Je le crois aussi, ce temps viendra. Nous sommes à peine arrivés à la première aube de notre existence intellectuelle et morale. L’Évangile de saint Jean sera un jour aussi clair que le soleil, et nous nous aimerons les uns les autres parce que nous serons bons et raisonnables. Nous n’aurons plus besoin de rois ni de papes, ni même de républiques. Personne ne prêchera plus la loi, qui sera dans tous les cœurs ; personne ne commentera plus la Bible pour demander à son examen la règle de sa conduite. Nous serons tous des anges dans la ville sainte.

Mais où est-elle ? dans une autre planète, ou dans celle-ci ? Pourquoi pas dans une autre ? Notre âme est libre, donc elle est immortelle et peut aller dans tous les mondes. Et pourquoi pas dans celle-ci ? Nous avons la notion de la perfectibilité et nous pouvons transformer, diviniser presque le monde où nos générations se succèdent en se léguant leurs travaux et leurs conquêtes.

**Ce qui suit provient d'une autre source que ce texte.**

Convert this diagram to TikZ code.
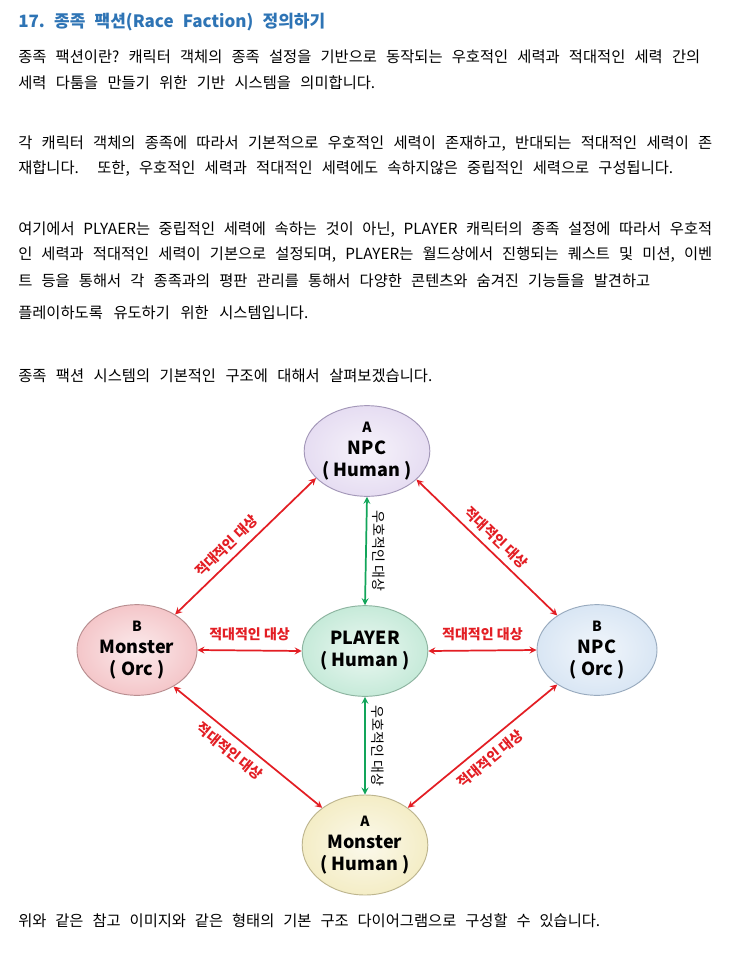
\documentclass[tikz,border=0pt]{standalone}
\usepackage{fontspec}
\setmainfont{Noto Sans CJK KR}
\newfontfamily\krfont{Noto Sans CJK KR}
\usetikzlibrary{arrows, shapes.geometric, positioning}
\tikzset{>=stealth}
\frenchspacing
\definecolor{titleblue}{HTML}{2E74B5}
\definecolor{hostred}{HTML}{E31E24}
\definecolor{friendgreen}{HTML}{12A55A}
\definecolor{anpcfill}{HTML}{E6DDF2}
\definecolor{anpcline}{HTML}{A397B8}
\definecolor{bmonfill}{HTML}{F4C6C9}
\definecolor{bmonline}{HTML}{B88E90}
\definecolor{playerfill}{HTML}{C6EAD9}
\definecolor{playerline}{HTML}{8DB4A0}
\definecolor{bnpcfill}{HTML}{D9E6F4}
\definecolor{bnpcline}{HTML}{98AABE}
\definecolor{amonfill}{HTML}{F4EDC6}
\definecolor{amonline}{HTML}{BDB58E}
\newcommand{\racetag}[1]{{\fontsize{10.5}{16.5}\selectfont #1}}

\begin{document}
\begin{tikzpicture}[x=0.75pt, y=-0.75pt, >=stealth,
    para/.style={anchor=west, inner sep=0pt, font=\krfont\fontsize{11.5}{13}\selectfont},
    race/.style={ellipse, minimum width=90pt, minimum height=68pt, line width=0.7pt, align=center, inner sep=0pt, font=\krfont\bfseries\fontsize{13.5}{16.5}\selectfont},
    tint/.style={inner color=#1!35!white, outer color=#1},
    hostile/.style={<->, line width=1.3pt, draw=hostred},
    friend/.style={<->, line width=1.3pt, draw=friendgreen},
    hlabel/.style={text=hostred, inner sep=1.5pt, font=\krfont\bfseries\fontsize{10.5}{12}\selectfont},
    flabel/.style={inner sep=4pt, font=\krfont\fontsize{10.5}{12}\selectfont}]
    \fill[white] (0,0) rectangle (733,959);
    \useasboundingbox (0,0) rectangle (733,959);

    \node[para, text=titleblue, font=\krfont\bfseries\fontsize{12.75}{15}\selectfont] (title) at (18,22) {\makebox[230.25pt][s]{17. 종족 팩션(Race Faction) 정의하기}};
    \node[para] (line1) at (18,57) {\makebox[511.5pt][s]{종족 팩션이란? 캐릭터 객체의 종족 설정을 기반으로 동작되는 우호적인 세력과 적대적인 세력 간의}};
    \node[para] (line2) at (18,83) {\makebox[267.75pt][s]{세력 다툼을 만들기 위한 기반 시스템을 의미합니다.}};
    \node[para] (line3) at (18,144) {\makebox[520.5pt][s]{각 캐릭터 객체의 종족에 따라서 기본적으로 우호적인 세력이 존재하고, 반대되는 적대적인 세력이 존}};
    \node[para] (line4) at (18,169) {\makebox[491.25pt][s]{재합니다.\ \ 또한, 우호적인 세력과 적대적인 세력에도 속하지않은 중립적인 세력으로 구성됩니다.}};
    \node[para] (line5) at (18,230) {\makebox[520.5pt][s]{여기에서 PLYAER는 중립적인 세력에 속하는 것이 아닌, PLAYER 캐릭터의 종족 설정에 따라서 우호적}};
    \node[para] (line6) at (18,255) {\makebox[520.5pt][s]{인 세력과 적대적인 세력이 기본으로 설정되며, PLAYER는 월드상에서 진행되는 퀘스트 및 미션, 이벤}};
    \node[para] (line7) at (18,281) {\makebox[474pt][s]{트 등을 통해서 각 종족과의 평판 관리를 통해서 다양한 콘텐츠와 숨겨진 기능들을 발견하고}};
    \node[para] (line8) at (18,313) {\makebox[217.5pt][s]{플레이하도록 유도하기 위한 시스템입니다.}};
    \node[para] (line9) at (18,376) {\makebox[310.5pt][s]{종족 팩션 시스템의 기본적인 구조에 대해서 살펴보겠습니다.}};
    \node[para] (line10) at (18,921) {\makebox[436.5pt][s]{위와 같은 참고 이미지와 같은 형태의 기본 구조 다이어그램으로 구성할 수 있습니다.}};

    \node[race, tint=anpcfill, draw=anpcline] (anpc) at (367,451) {\racetag{A}\\NPC\\( Human )};
    \node[race, tint=bmonfill, draw=bmonline] (bmon) at (137,650) {\racetag{B}\\Monster\\( Orc )};
    \node[race, tint=playerfill, draw=playerline] (player) at (365,651) {PLAYER\\( Human )};
    \node[race, tint=bnpcfill, draw=bnpcline] (bnpc) at (597,650) {\racetag{B}\\NPC\\( Orc )};
    \node[race, tint=amonfill, draw=amonline, minimum height=75pt] (amon) at (365,845) {\racetag{A}\\Monster\\( Human )};

    \draw[hostile] (bmon.43) -- (anpc.208) node[hlabel, pos=0.43, sloped, above=3pt] {적대적인 대상};
    \draw[hostile] (anpc.330) -- (bnpc.139) node[hlabel, pos=0.5, sloped, above=3pt] {적대적인 대상};
    \draw[hostile] (bmon.east) -- (player.west) node[hlabel, midway, above=5pt] {적대적인 대상};
    \draw[hostile] (player.east) -- (bnpc.west) node[hlabel, midway, above=5pt] {적대적인 대상};
    \draw[hostile] (bmon.315) -- (amon.139) node[hlabel, pos=0.44, sloped, below=4pt] {적대적인 대상};
    \draw[hostile] (amon.41) -- (bnpc.221) node[hlabel, pos=0.49, sloped, below=4pt] {적대적인 대상};
    \draw[friend] (anpc.south) -- (player.north) node[flabel, midway, rotate=-90, anchor=south] {우호적인 대상};
    \draw[friend] (player.south) -- (amon.north) node[flabel, midway, rotate=-90, anchor=south] {우호적인 대상};
\end{tikzpicture}
\end{document}
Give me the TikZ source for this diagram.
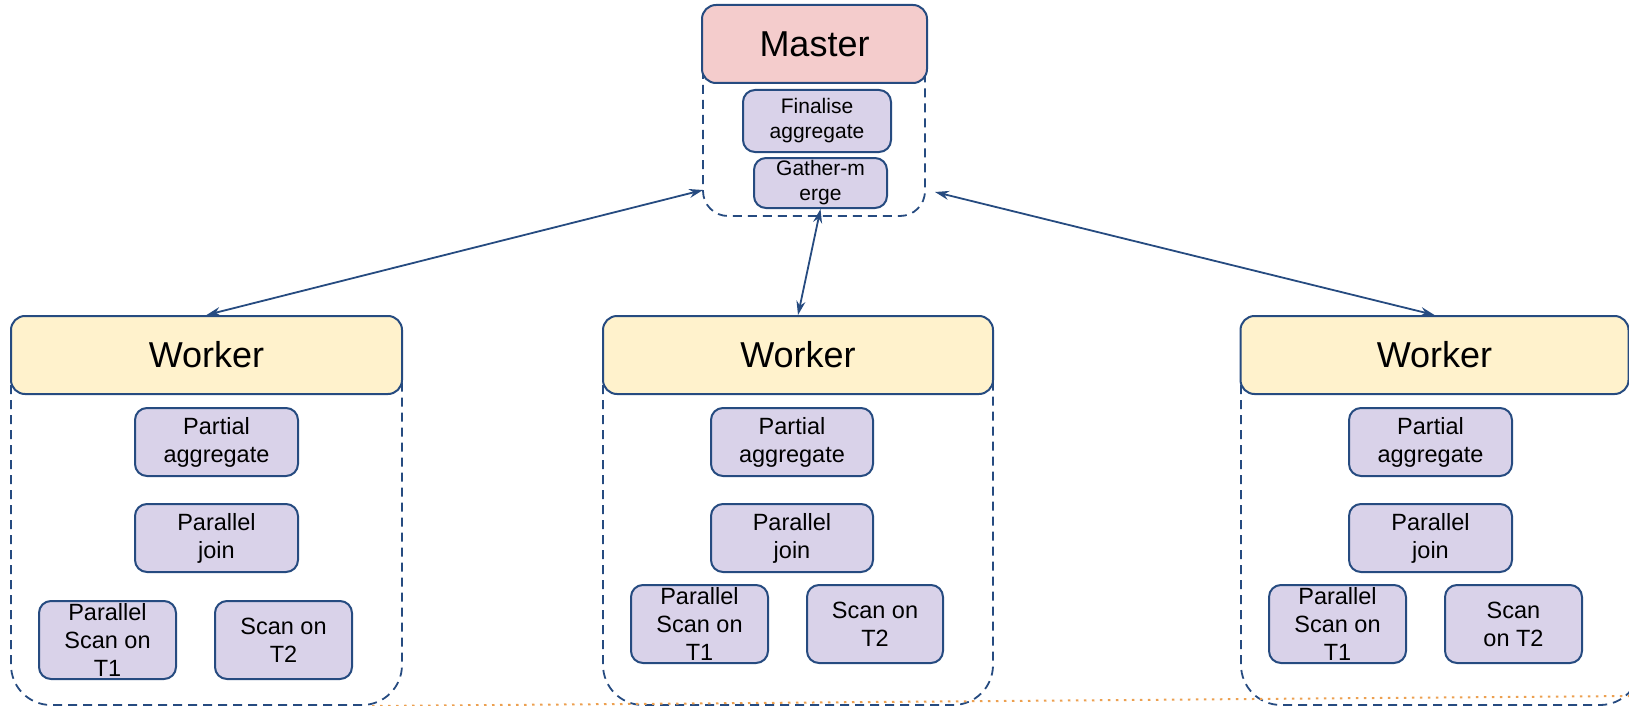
\documentclass[tikz,border=0pt]{standalone}
\usepackage{fontspec}
\setmainfont{Liberation Sans}
\usetikzlibrary{arrows.meta}

\definecolor{lineblue}{RGB}{38,75,128}
\definecolor{masterred}{RGB}{244,204,204}
\definecolor{workeryellow}{RGB}{255,242,204}
\definecolor{oplilac}{RGB}{217,210,233}
\definecolor{dotorange}{RGB}{236,160,80}

\tikzset{
  bigbox/.style={draw=lineblue, line width=2pt, rounded corners=14pt, inner sep=0pt,
    font=\fontsize{36}{40}\selectfont},
  opbox/.style={draw=lineblue, fill=oplilac, line width=2pt, rounded corners=12pt, inner sep=0pt,
    align=center, font=\fontsize{23.5}{28}\selectfont},
  smallop/.style={opbox, font=\fontsize{21}{25}\selectfont},
  container/.style={draw=lineblue, line width=1.8pt, dash pattern=on 9pt off 6pt},
  link/.style={draw=lineblue, line width=1.8pt, {Stealth[length=14pt,width=9pt]}-{Stealth[length=14pt,width=9pt]}},
}

\begin{document}
\begin{tikzpicture}[x=1pt, y=-1pt]
                \useasboundingbox (0,0) rectangle (1629,706);%

                % Drawing the dashed containers
                \draw [container, rounded corners=25pt] (703,30) rectangle (925,216);%
                \draw [container, rounded corners=40pt] (11,330) rectangle (402,705);%
                \draw [container, rounded corners=40pt] (603,330) rectangle (993,705);%
                \draw [container, rounded corners=40pt] (1241,330) rectangle (1640,705);%

                % Drawing the orange dotted line
                \draw [dotorange, line width=2pt, dash pattern=on 2.5pt off 5.5pt] (372,706) -- (1629,696);%

                % Master
                \node [bigbox, fill=masterred, minimum width=225pt, minimum height=78pt] (master) at (814.5,44) {Master};%
                \node [smallop, minimum width=148pt, minimum height=62pt] (fin) at (817,121) {Finalise\\aggregate};%
                \node [smallop, minimum width=133pt, minimum height=50pt] (gm) at (820.5,183) {Gather-m\\erge};%

                % Worker 1
                \node [bigbox, fill=workeryellow, minimum width=391pt, minimum height=78pt] (w1) at (206.5,355) {Worker};%
                \node [opbox, minimum width=163pt, minimum height=68pt] (pa1) at (216.5,442) {Partial\\aggregate};%
                \node [opbox, minimum width=163pt, minimum height=68pt] (pj1) at (216.5,538) {Parallel\\join};%
                \node [opbox, minimum width=137pt, minimum height=78pt] (ps1) at (107.5,640) {Parallel\\Scan on\\T1};%
                \node [opbox, minimum width=137pt, minimum height=78pt] (sc1) at (283.5,640) {Scan on\\T2};%

                % Worker 2
                \node [bigbox, fill=workeryellow, minimum width=390pt, minimum height=78pt] (w2) at (798,355) {Worker};%
                \node [opbox, minimum width=162pt, minimum height=68pt] (pa2) at (792,442) {Partial\\aggregate};%
                \node [opbox, minimum width=162pt, minimum height=68pt] (pj2) at (792,538) {Parallel\\join};%
                \node [opbox, minimum width=137pt, minimum height=78pt] (ps2) at (699.5,624) {Parallel\\Scan on\\T1};%
                \node [opbox, minimum width=136pt, minimum height=78pt] (sc2) at (875,624) {Scan on\\T2};%

                % Worker 3
                \node [bigbox, fill=workeryellow, minimum width=388pt, minimum height=78pt] (w3) at (1434.5,355) {Worker};%
                \node [opbox, minimum width=163pt, minimum height=68pt] (pa3) at (1430.5,442) {Partial\\aggregate};%
                \node [opbox, minimum width=163pt, minimum height=68pt] (pj3) at (1430.5,538) {Parallel\\join};%
                \node [opbox, minimum width=137pt, minimum height=78pt] (ps3) at (1337.5,624) {Parallel\\Scan on\\T1};%
                \node [opbox, minimum width=137pt, minimum height=78pt] (sc3) at (1513.5,624) {Scan\\on T2};%

                % Drawing the links
                \coordinate (mleft) at (703,190);%
                \coordinate (mright) at (935,192);%
                \draw [link] (mleft) -- (w1.north);%
                \draw [link] (gm.south) -- (w2.north);%
                \draw [link] (mright) -- (w3.north);%
\end{tikzpicture}
\end{document}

Mais nous sommes loin du but, et, si l’idéal de Channing est beau et grand, s’il est réalisable, — j’en suis persuadée, — il ne l’est pas par la doctrine de l’individualisme. Cela, je le nie de toute ma conscience, de tout mon cœur et de toute ma foi.

Channing s’est trompé et beaucoup d Européens, séduits par l’audace de ce cœur optimiste, enthousiaste et léger, ont aimé cette tolérance religieuse qui était l’œuvre de notre XVIIIe siècle français.